| >Geometric algebra is, as the article points out, a more powerful version of the usual vector notation That's not just a gross oversimplification, this is also flat out wrong if what you meant was that it only has vectors. It has more general objects called multivectors through pretty much the same process you get one, two, etc. forms from the wedge product. In fact, both GA and differential forms build from the exterior algebra, and you can go from the former to the latter through geometric calculus (one key difference e.g. would be the method of reciprocal bases to compute inner products with non-orthonormal bases, rather than explicitly working out a basis and then its dual). So I'm confused about your remark regarding its alleged deficiency vs. differential forms if you pretty much reconstruct it within the GA/GC system (especially regarding working basis-free). With regards to tensor notation in terms of calculations, if you mean all that index gymnastics, well GC still openly provides that way of computing things out from what you're used to. What I like about geometric algebra/geometric calculus is precisely the way in which it's nothing new: it's putting everything people use in one system by clarifying the connections between these seemingly disparate systems. Even lie groups/lie algebras can be constructed rather efficiently in the algebra. Another appealing feature of GA is its ability to make pretty transparent an old theorem from Cartan and Dieudonne that says you can view geometric transformations like rotations, and even translations (in projective geometry) as compositions of reflections. There's other appealing features like this in terms of classifying and relating different geometries together that harken back to the Erlangen program, but my point is even in terms of concrete calculations, it's not quite right to say it's just a "more powerful version of the usual vector notation" as it includes more general objects than vectors, and still includes a lot of very similar ways of doing calculations (almost a kind of "backwards-compatibility?") you're used to with tensor index calculations, just with the added bonus of making the transition to the tensors used from vector calculus seamless, alongside other added relation to other systems made more transparent. |
Suppose I want to teach first-semester mechanics. I can get through this fine with the usual vector notation. Vectors and dot products are intuitive when taught well (the latter just being projections), and while cross products are a little hairy, they don't play a major role in the course. There's no time for GA, and it would confuse more than illuminate in any case.

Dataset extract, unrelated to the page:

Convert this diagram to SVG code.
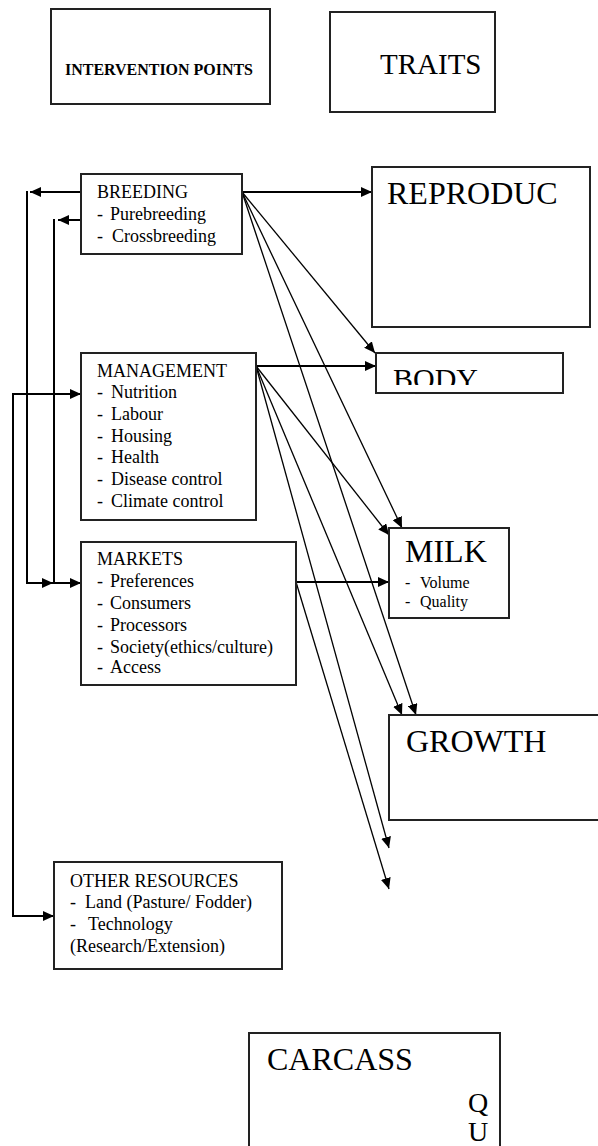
<svg xmlns="http://www.w3.org/2000/svg" width="598" height="1146" viewBox="0 0 598 1146">
<style>
.box{fill:#fff;stroke:#222;stroke-width:2}
.t{font-family:"Liberation Serif","Times New Roman",serif;fill:#000}
.s{font-size:18px}
.xs{font-size:16px}
.big{font-size:32px}
.c{fill:none;stroke:#000}
.h{stroke-width:2}
.d{stroke-width:1.3}
</style>
<defs>
<marker id="ah" markerUnits="userSpaceOnUse" markerWidth="12" markerHeight="10" refX="11" refY="5" orient="auto">
<path d="M0,0 L11,5 L0,10 z" fill="#000"/>
</marker>
<clipPath id="bodyclip"><rect x="376" y="354" width="187" height="31"/></clipPath>
</defs>
<rect width="598" height="1146" fill="#fff"/>

<g id="connectors">
<path class="c h" d="M242,192 H372" marker-end="url(#ah)"/>
<path class="c d" d="M242,192 L375,353" marker-end="url(#ah)"/>
<path class="c d" d="M242,192 L402,528" marker-end="url(#ah)"/>
<path class="c d" d="M242,192 L416,715" marker-end="url(#ah)"/>
<path class="c h" d="M256,366 H376" marker-end="url(#ah)"/>
<path class="c d" d="M256,366 L389,535" marker-end="url(#ah)"/>
<path class="c d" d="M256,366 L402,715" marker-end="url(#ah)"/>
<path class="c d" d="M256,366 L389,848" marker-end="url(#ah)"/>
<path class="c h" d="M296,582 H389" marker-end="url(#ah)"/>
<path class="c d" d="M296,582 L389,889" marker-end="url(#ah)"/>
<path class="c h" d="M81,192 H30" marker-end="url(#ah)"/>
<path class="c h" d="M27,191 V583 H53" marker-end="url(#ah)"/>
<path class="c h" d="M81,220 H58" marker-end="url(#ah)"/>
<path class="c h" d="M54,219 V583 H81" marker-end="url(#ah)"/>
<path class="c h" d="M13,394 H81" marker-end="url(#ah)"/>
<path class="c h" d="M13,393 V916 H54" marker-end="url(#ah)"/>
</g>

<g id="intervention">
<rect class="box" x="51" y="9" width="219" height="95"/>
<text class="t" x="65" y="75" font-size="17" font-weight="bold" textLength="188" lengthAdjust="spacingAndGlyphs">INTERVENTION POINTS</text>
</g>

<g id="traits">
<rect class="box" x="330" y="12" width="165" height="100"/>
<text class="t" x="380" y="74" font-size="29">TRAITS</text>
</g>

<g id="breeding">
<rect class="box" x="81" y="174" width="161" height="80"/>
<text class="t s" x="97" y="198">BREEDING</text>
<text class="t s" x="97" y="220">-</text><text class="t s" x="110" y="220">Purebreeding</text>
<text class="t s" x="97" y="242">-</text><text class="t s" x="112" y="242">Crossbreeding</text>
</g>

<g id="management">
<rect class="box" x="81" y="353" width="175" height="167"/>
<text class="t s" x="97" y="377">MANAGEMENT</text>
<text class="t s" x="97" y="398">-</text><text class="t s" x="111" y="398">Nutrition</text>
<text class="t s" x="97" y="420">-</text><text class="t s" x="111" y="420">Labour</text>
<text class="t s" x="97" y="442">-</text><text class="t s" x="111" y="442">Housing</text>
<text class="t s" x="97" y="463">-</text><text class="t s" x="111" y="463">Health</text>
<text class="t s" x="97" y="485">-</text><text class="t s" x="111" y="485">Disease control</text>
<text class="t s" x="97" y="507">-</text><text class="t s" x="111" y="507">Climate control</text>
</g>

<g id="markets">
<rect class="box" x="81" y="542" width="215" height="143"/>
<text class="t s" x="97" y="565">MARKETS</text>
<text class="t s" x="97" y="587">-</text><text class="t s" x="110" y="587">Preferences</text>
<text class="t s" x="97" y="609">-</text><text class="t s" x="110" y="609">Consumers</text>
<text class="t s" x="97" y="631">-</text><text class="t s" x="110" y="631">Processors</text>
<text class="t s" x="97" y="653">-</text><text class="t s" x="110" y="653">Society(ethics/culture)</text>
<text class="t s" x="97" y="673">-</text><text class="t s" x="110" y="673">Access</text>
</g>

<g id="other-resources">
<rect class="box" x="54" y="862" width="228" height="107"/>
<text class="t s" x="70" y="887">OTHER RESOURCES</text>
<text class="t s" x="70" y="908">-</text><text class="t s" x="85" y="908">Land (Pasture/ Fodder)</text>
<text class="t s" x="70" y="930">-</text><text class="t s" x="88" y="930">Technology</text>
<text class="t s" x="70" y="952">(Research/Extension)</text>
</g>

<g id="reproduc">
<rect class="box" x="372" y="167" width="218" height="160"/>
<text class="t big" x="387" y="204">REPRODUC</text>
</g>

<g id="body">
<rect class="box" x="376" y="353" width="187" height="40"/>
<text class="t" x="393" y="389" font-size="30" clip-path="url(#bodyclip)">BODY</text>
</g>

<g id="milk">
<rect class="box" x="389" y="528" width="120" height="90"/>
<text class="t big" x="405" y="562">MILK</text>
<text class="t xs" x="405" y="588">-</text><text class="t xs" x="420" y="588">Volume</text>
<text class="t xs" x="405" y="607">-</text><text class="t xs" x="420" y="607">Quality</text>
</g>

<g id="growth">
<rect class="box" x="389" y="715" width="220" height="105"/>
<text class="t big" x="406" y="752">GROWTH</text>
</g>

<g id="carcass">
<rect class="box" x="249" y="1033" width="251" height="130"/>
<text class="t big" x="267" y="1070">CARCASS</text>
<text class="t" x="468" y="1112" font-size="28">Q</text>
<text class="t" x="468" y="1141" font-size="28">U</text>
</g>
</svg>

Next, I want to teach E&M. Here, I'd probably lead with the usual vector calculus notation (because even if it's ugly, it's standard and students should know it), and then follow with an explanation in terms of differential forms. [I assume this is a more theoretical, or honors, class; I might stick with vector calculus if it's more computational.] So now students know differential forms, they can do everything in a coordinate-free way and on manifolds, and they can access a significant amount of standard physics and mathematics literature.
Having proceeded in this way, what does introducing GA do except suck up a lot of class time? To me, it seems clunky and without any distinctive advantages.
Another question to think about: if this notation system is so good, why don't working mathematicians or physicists actually use it? For example, people thought Feynman diagrams were strange at first, but they proved their value and consequently caught on.
Again, my argument is that this is not some revolutionary esoteric knowledge, it's well-understood stuff that people don't teach for good reasons.